American legal scholar (born 1969)

Kenji Yoshino (born May 1, 1969) is an American legal scholar and the Chief Justice Earl Warren Professor of Constitutional Law at the New York University School of Law. Formerly, he was the Guido Calabresi Professor of Law at Yale Law School. His work involves constitutional law, anti-discrimination law, civil and human rights, as well as law and literature, and Japanese law and society.

== Education ==
Yoshino graduated from Phillips Exeter Academy (1987) as valedictorian and Harvard College, obtaining a B.A. in English literature summa cum laude in 1991. Between undergraduate years, Yoshino worked as an aide for various members of the Japanese Parliament. He moved on to Magdalen College, Oxford, as a Rhodes Scholar, earning a M.Sc. in management studies (industrial relations) in 1993. In 1996, he earned a J.D. from Yale Law School, where he was an editor of the Yale Law Journal.

== Career ==
From 1996 to 1997, Yoshino served as a law clerk for Judge Guido Calabresi of the U.S. Court of Appeals for the Second Circuit. In 1998, he received a tenure-track position at Yale Law School as an associate professor, and in 2003 the school bestowed a full professorship. In 2006, he was named the inaugural Guido Calabresi Professor of Law.

His first book Covering: The Hidden Assault on Our Civil Rights was published in 2006. It is a mix of argument intertwined with pertinent biographical narratives. His second book, A Thousand Times More Fair: What Shakespeare's Plays Teach Us About Justice was published in 2011. In 2016, his book Speak Now: Marriage Equality on Trial was published and received the Stonewall Book Award's Israel Fishman Non-Fiction Award.

Covering won the Randy Shilts Award for Gay Non-Fiction from Publishing Triangle in 2007. His major areas of interest include social dynamics, conformity and assimilation, as well as queer (LGBT) and personal liberty issues. He has been a co-plaintiff in cases related to his specialties.

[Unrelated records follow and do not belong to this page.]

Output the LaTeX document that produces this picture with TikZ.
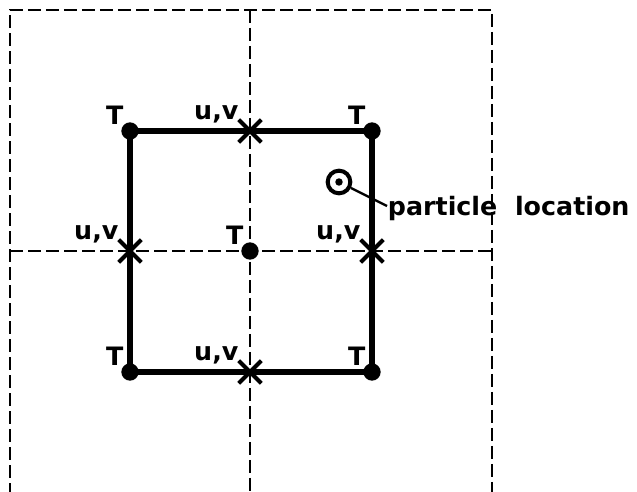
\documentclass[tikz,border=0pt]{standalone}
\usepackage{fontspec}
\setsansfont{DejaVu Sans}
\usetikzlibrary{shapes.misc}

\begin{document}
\begin{tikzpicture}[x=0.75pt,y=-0.75pt,
  grid/.style={dash pattern=on 9.5pt off 4pt,line width=2pt},
  cell/.style={line width=4pt},
  lab/.style={font=\fontsize{19}{23}\selectfont\sffamily\bfseries,inner sep=0pt,text depth=0pt},
  tpt/.style={circle,fill=black,inner sep=0pt,minimum size=13pt,label={[lab]above left:T}},
  uvpt/.style={cross out,draw=black,line width=3pt,inner sep=0pt,minimum size=14pt,label={[lab]above left:u,v}}
]
\fill[white] (0,0) rectangle (637,492);
\useasboundingbox (0,0) rectangle (637,492);
% dashed grid cells
\draw[grid] (10,496) -- (10,10) -- (492,10) -- (492,496);
\draw[grid] (250,10) -- (250,496);
\draw[grid] (10,251) -- (492,251);
% grid points
\node[tpt] (tl) at (130,131) {};
\node[tpt] (tr) at (372,131) {};
\node[tpt] (bl) at (130,372) {};
\node[tpt] (br) at (372,372) {};
\node[tpt] (mid) at (250,251) {};
\coordinate (tm) at (250,131);
\coordinate (bm) at (250,372);
\coordinate (lm) at (130,251);
\coordinate (rm) at (372,251);
\draw[cell] (tl.center) -- (tr.center) -- (br.center) -- (bl.center) -- cycle;
\node[uvpt] (uvt) at (tm) {};
\node[uvpt] (uvb) at (bm) {};
\node[uvpt] (uvl) at (lm) {};
\node[uvpt] (uvr) at (rm) {};
% particle
\node[circle,draw=black,line width=3pt,inner sep=0pt,minimum size=17pt] (part) at (339,182) {};
\fill (part.center) circle (2.8pt);
\node[lab,anchor=west,inner sep=0.5pt] (plab) at (387,206) {particle\hspace{0.7em}location};
\draw[line width=1.8pt] (part) -- (plab.west);
\end{tikzpicture}
\end{document}
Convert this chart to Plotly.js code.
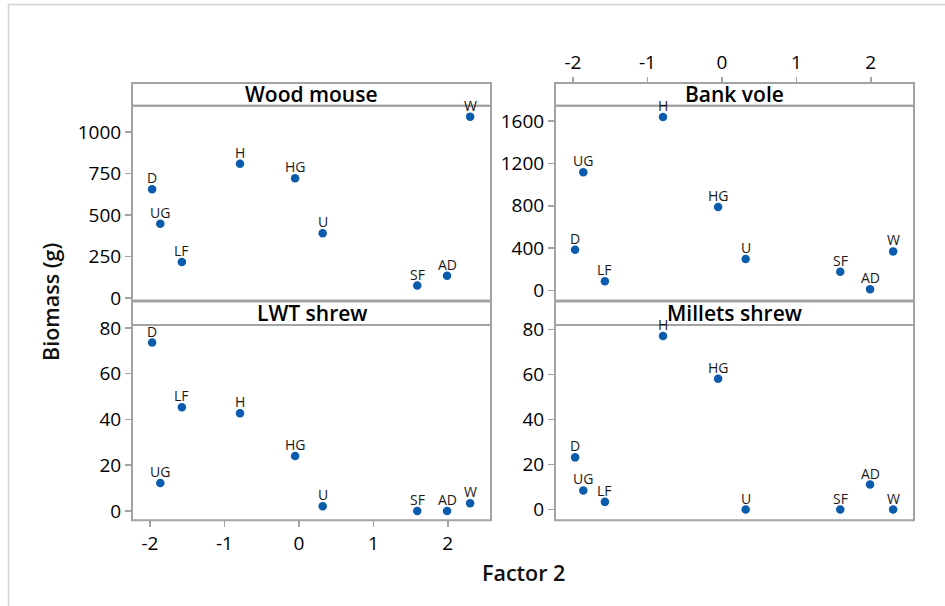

During the 2006-2007 and 2007-2008 school years, he served as a visiting professor at New York University School of Law, and in February 2008 he accepted a full-time tenured position as the Chief Justice Earl Warren Professor of Constitutional Law.

In May 2011, Yoshino was elected to the Harvard Board of Overseers, where he served a six-year term. In 2023, Kenji Yoshino joined the Facebook Oversight Board. In July 2023, following a recommendation from the oversight board to deplatform Cambodian head of state Hun Sen, the government of Cambodia listed Yoshino as one of 22 people connected with Meta who were banned from entering the country.

==Personal life==
A Japanese American, and openly gay man, Yoshino writes poetry for personal enjoyment.

== Major works ==
- (1996). "Suspect Symbols: The Literary Argument for Heightened Scrutiny for Gays". Columbia Law Review, 96 (1753).
- (1997). "The Lawyer of Belmont". Yale Journal of Law & the Humanities. 9 (183).
- (1998). "Assimilationist Bias in Equal Protection: The Visibility Presumption and the Case of 'Don’t Ask, Don’t Tell'". Yale Law Journal 108 (487).
- (2000). "The Epistemic Contract of Bisexual Erasure". Stanford Law Review, 52 (2).
- (2000). "The Eclectic Model of Censorship". California Law Review, 88 (5).
- (2002). "Covering". Yale Law Journal, 111 (769).
- (2005). "The City and the Poet" Yale Law Journal, 114 (1835).
- (2006). Covering: The Hidden Assault on Our Civil Rights. Random House. ISBN 0-375-50820-1.
- (2011). "The New Equal Protection" Harvard Law Review, 124 (747).
- (2011). A Thousand Times More Fair: What Shakespeare's Plays Teach Us About Justice. HarperCollins. ISBN 978-0-06-176910-8.
- (2016). Speak Now: Marriage Equality on Trial. Broadway Books. ISBN 978-0385348829.
- (2023). the Right Thing: How to Talk About Diversity, Identity, and Justice. (with David Glasgow). Atria Books. ISBN 978-1982181383.